== Source material ==
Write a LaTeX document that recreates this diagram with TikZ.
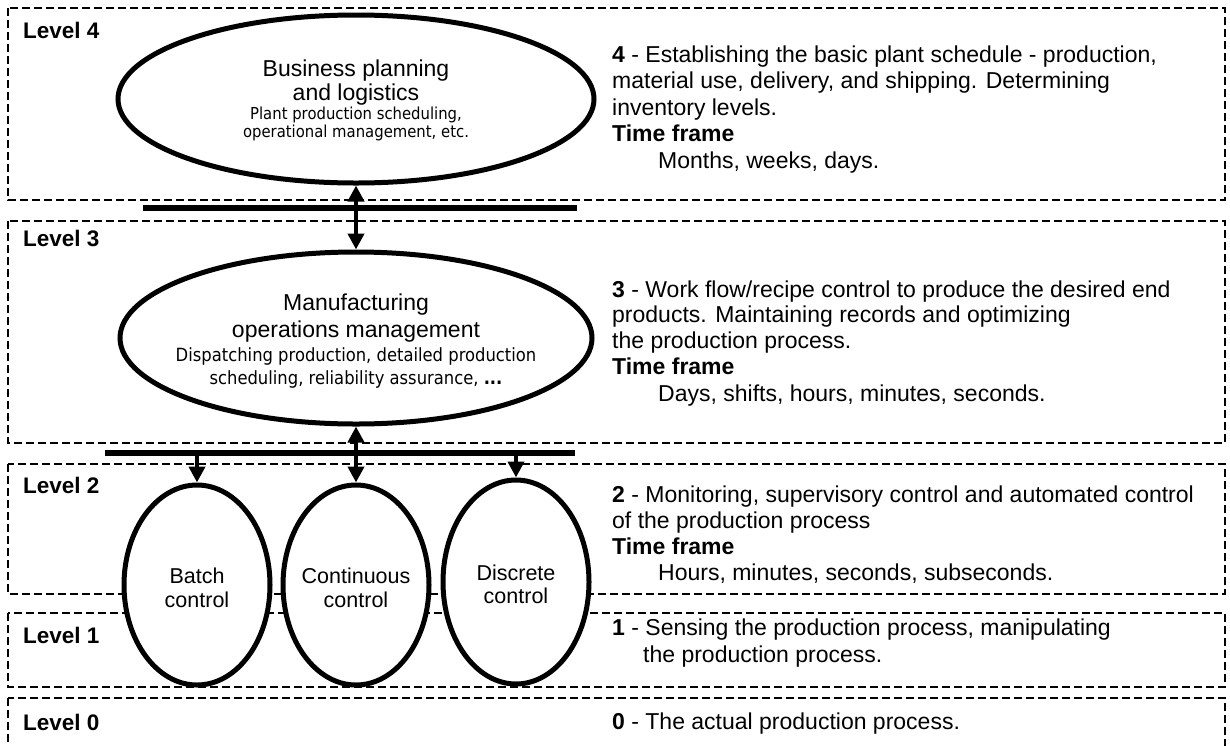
\documentclass[tikz,border=0pt]{standalone}
\usepackage{fontspec}
\setmainfont{Liberation Sans}
\newfontfamily\subfont[FakeStretch=0.9]{DejaVu Sans}
\usetikzlibrary{arrows.meta,shapes.geometric}
\tikzset{
  lvlbox/.style={draw, line width=2pt, dash pattern=on 8pt off 4pt},
  oval/.style={draw, ellipse, line width=5pt, fill=white, inner sep=0pt},
  busbar/.style={line width=6.5pt},
  arr/.style={line width=4pt, -{Triangle[width=16pt,length=16pt]}},
  biarr/.style={line width=4pt, {Triangle[width=16pt,length=16pt]}-{Triangle[width=16pt,length=16pt]}},
  lvl/.style={anchor=base west, inner sep=0pt, font=\fontsize{22.5}{26}\selectfont\bfseries},
  desc/.style={anchor=base west, inner sep=0pt, font=\fontsize{23}{26}\selectfont},
  ttl/.style={anchor=base, inner sep=0pt, font=\fontsize{23}{26}\selectfont},
  subt/.style={anchor=base, inner sep=0pt, font=\subfont\fontsize{18.2}{22}\selectfont},
  subs/.style={anchor=base, inner sep=0pt, font=\subfont\fontsize{16.5}{19}\selectfont},
  sml/.style={anchor=base, inner sep=0pt, font=\fontsize{21.5}{24}\selectfont},
}
\begin{document}
\begin{tikzpicture}[x=1pt,y=-1pt]
\useasboundingbox (0,0) rectangle (1230,745);
\fill[white] (0,0) rectangle (1230,745);
\clip (0,0) rectangle (1230,745);
% level boxes
\draw[lvlbox] (8,8) rectangle (1225,200);
\draw[lvlbox] (8,221) rectangle (1225,443);
\draw[lvlbox] (8,464) rectangle (1225,594);
\draw[lvlbox] (8,613) rectangle (1225,687);
\draw[lvlbox] (8,698) rectangle (1225,780);
% level labels
\node[lvl] (lab4) at (23,38) {Level 4};
\node[lvl] (lab3) at (23,246) {Level 3};
\node[lvl] (lab2) at (23,493) {Level 2};
\node[lvl] (lab1) at (23,643) {Level 1};
\node[lvl] (lab0) at (23,730) {Level 0};
% bars
\coordinate (b1w) at (143,208); \coordinate (b1e) at (577,208);
\draw[busbar] (b1w) -- (b1e);
\coordinate (b2w) at (105,453); \coordinate (b2e) at (575,453);
\draw[busbar] (b2w) -- (b2e);
\coordinate (b2l) at (197,453); \coordinate (b2r) at (516,453);
% ellipses
\node[oval, minimum width=476pt, minimum height=168pt] (bp) at (356,99) {};
\node[oval, minimum width=472pt, minimum height=172pt] (mom) at (356,338) {};
\node[oval, minimum width=146pt, minimum height=200pt] (batch) at (197,585) {};
\node[oval, minimum width=146pt, minimum height=200pt] (cont) at (356,585) {};
\node[oval, minimum width=146pt, minimum height=204pt] (disc) at (516,582) {};
% arrows
\draw[biarr] (bp.south) -- (mom.north);
\draw[biarr] (mom.south) -- (cont.north);
\draw[arr] (b2l) -- (batch.north);
\draw[arr] (b2r) -- (disc.north);
% ellipse texts
\node[ttl] (bp1) at (356,76) {Business planning};
\node[ttl] (bp2) at (356,100) {and logistics};
\node[subs] (bp3) at (356,119) {Plant production scheduling,};
\node[subs] (bp4) at (356,137) {operational management, etc.};
\node[ttl] (m1) at (356,310) {Manufacturing};
\node[ttl] (m2) at (356,337) {operations management};
\node[subt] (m3) at (356,361) {Dispatching production, detailed production};
\node[subt] (m4) at (356,384) {scheduling, reliability assurance, \textbf{...}};
\node[sml] (ba1) at (197,583) {Batch};
\node[sml] (ba2) at (197,607) {control};
\node[sml] (co1) at (356,583) {Continuous};
\node[sml] (co2) at (356,607) {control};
\node[sml] (di1) at (516,580) {Discrete};
\node[sml] (di2) at (516,603) {control};
% right descriptions
\node[desc] (t4a) at (612,62) {\textbf{4} - Establishing the basic plant schedule - production,};
\node[desc] (t4b) at (612,88.5) {material use, delivery, and shipping. Determining};
\node[desc] (t4c) at (612,115) {inventory levels.};
\node[desc] (t4d) at (612,141.5) {\textbf{Time frame}};
\node[desc] (t4e) at (658,168) {Months, weeks, days.};
\node[desc] (t3a) at (612,297) {\textbf{3} - Work flow/recipe control to produce the desired end};
\node[desc] (t3b) at (612,322.5) {products. Maintaining records and optimizing};
\node[desc] (t3c) at (612,348) {the production process.};
\node[desc] (t3d) at (612,374) {\textbf{Time frame}};
\node[desc] (t3e) at (658,401) {Days, shifts, hours, minutes, seconds.};
\node[desc] (t2a) at (612,502) {\textbf{2} - Monitoring, supervisory control and automated control};
\node[desc] (t2b) at (612,528) {of the production process};
\node[desc] (t2c) at (612,554) {\textbf{Time frame}};
\node[desc] (t2d) at (658,580) {Hours, minutes, seconds, subseconds.};
\node[desc] (t1a) at (612,635) {\textbf{1} - Sensing the production process, manipulating};
\node[desc] (t1b) at (643,662) {the production process.};
\node[desc] (t0a) at (612,729) {\textbf{0} - The actual production process.};
\end{tikzpicture}
\end{document}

== Required task ==
Without the pictures, transcribe the listing above exactly.

== Solution ==
Write a LaTeX document that recreates this diagram with TikZ.
\documentclass[tikz,border=0pt]{standalone}
\usepackage{fontspec}
\setmainfont{Liberation Sans}
\newfontfamily\subfont[FakeStretch=0.9]{DejaVu Sans}
\usetikzlibrary{arrows.meta,shapes.geometric}
\tikzset{
  lvlbox/.style={draw, line width=2pt, dash pattern=on 8pt off 4pt},
  oval/.style={draw, ellipse, line width=5pt, fill=white, inner sep=0pt},
  busbar/.style={line width=6.5pt},
  arr/.style={line width=4pt, -{Triangle[width=16pt,length=16pt]}},
  biarr/.style={line width=4pt, {Triangle[width=16pt,length=16pt]}-{Triangle[width=16pt,length=16pt]}},
  lvl/.style={anchor=base west, inner sep=0pt, font=\fontsize{22.5}{26}\selectfont\bfseries},
  desc/.style={anchor=base west, inner sep=0pt, font=\fontsize{23}{26}\selectfont},
  ttl/.style={anchor=base, inner sep=0pt, font=\fontsize{23}{26}\selectfont},
  subt/.style={anchor=base, inner sep=0pt, font=\subfont\fontsize{18.2}{22}\selectfont},
  subs/.style={anchor=base, inner sep=0pt, font=\subfont\fontsize{16.5}{19}\selectfont},
  sml/.style={anchor=base, inner sep=0pt, font=\fontsize{21.5}{24}\selectfont},
}
\begin{document}
\begin{tikzpicture}[x=1pt,y=-1pt]
\useasboundingbox (0,0) rectangle (1230,745);
\fill[white] (0,0) rectangle (1230,745);
\clip (0,0) rectangle (1230,745);
% level boxes
\draw[lvlbox] (8,8) rectangle (1225,200);
\draw[lvlbox] (8,221) rectangle (1225,443);
\draw[lvlbox] (8,464) rectangle (1225,594);
\draw[lvlbox] (8,613) rectangle (1225,687);
\draw[lvlbox] (8,698) rectangle (1225,780);
% level labels
\node[lvl] (lab4) at (23,38) {Level 4};
\node[lvl] (lab3) at (23,246) {Level 3};
\node[lvl] (lab2) at (23,493) {Level 2};
\node[lvl] (lab1) at (23,643) {Level 1};
\node[lvl] (lab0) at (23,730) {Level 0};
% bars
\coordinate (b1w) at (143,208); \coordinate (b1e) at (577,208);
\draw[busbar] (b1w) -- (b1e);
\coordinate (b2w) at (105,453); \coordinate (b2e) at (575,453);
\draw[busbar] (b2w) -- (b2e);
\coordinate (b2l) at (197,453); \coordinate (b2r) at (516,453);
% ellipses
\node[oval, minimum width=476pt, minimum height=168pt] (bp) at (356,99) {};
\node[oval, minimum width=472pt, minimum height=172pt] (mom) at (356,338) {};
\node[oval, minimum width=146pt, minimum height=200pt] (batch) at (197,585) {};
\node[oval, minimum width=146pt, minimum height=200pt] (cont) at (356,585) {};
\node[oval, minimum width=146pt, minimum height=204pt] (disc) at (516,582) {};
% arrows
\draw[biarr] (bp.south) -- (mom.north);
\draw[biarr] (mom.south) -- (cont.north);
\draw[arr] (b2l) -- (batch.north);
\draw[arr] (b2r) -- (disc.north);
% ellipse texts
\node[ttl] (bp1) at (356,76) {Business planning};
\node[ttl] (bp2) at (356,100) {and logistics};
\node[subs] (bp3) at (356,119) {Plant production scheduling,};
\node[subs] (bp4) at (356,137) {operational management, etc.};
\node[ttl] (m1) at (356,310) {Manufacturing};
\node[ttl] (m2) at (356,337) {operations management};
\node[subt] (m3) at (356,361) {Dispatching production, detailed production};
\node[subt] (m4) at (356,384) {scheduling, reliability assurance, \textbf{...}};
\node[sml] (ba1) at (197,583) {Batch};
\node[sml] (ba2) at (197,607) {control};
\node[sml] (co1) at (356,583) {Continuous};
\node[sml] (co2) at (356,607) {control};
\node[sml] (di1) at (516,580) {Discrete};
\node[sml] (di2) at (516,603) {control};
% right descriptions
\node[desc] (t4a) at (612,62) {\textbf{4} - Establishing the basic plant schedule - production,};
\node[desc] (t4b) at (612,88.5) {material use, delivery, and shipping. Determining};
\node[desc] (t4c) at (612,115) {inventory levels.};
\node[desc] (t4d) at (612,141.5) {\textbf{Time frame}};
\node[desc] (t4e) at (658,168) {Months, weeks, days.};
\node[desc] (t3a) at (612,297) {\textbf{3} - Work flow/recipe control to produce the desired end};
\node[desc] (t3b) at (612,322.5) {products. Maintaining records and optimizing};
\node[desc] (t3c) at (612,348) {the production process.};
\node[desc] (t3d) at (612,374) {\textbf{Time frame}};
\node[desc] (t3e) at (658,401) {Days, shifts, hours, minutes, seconds.};
\node[desc] (t2a) at (612,502) {\textbf{2} - Monitoring, supervisory control and automated control};
\node[desc] (t2b) at (612,528) {of the production process};
\node[desc] (t2c) at (612,554) {\textbf{Time frame}};
\node[desc] (t2d) at (658,580) {Hours, minutes, seconds, subseconds.};
\node[desc] (t1a) at (612,635) {\textbf{1} - Sensing the production process, manipulating};
\node[desc] (t1b) at (643,662) {the production process.};
\node[desc] (t0a) at (612,729) {\textbf{0} - The actual production process.};
\end{tikzpicture}
\end{document}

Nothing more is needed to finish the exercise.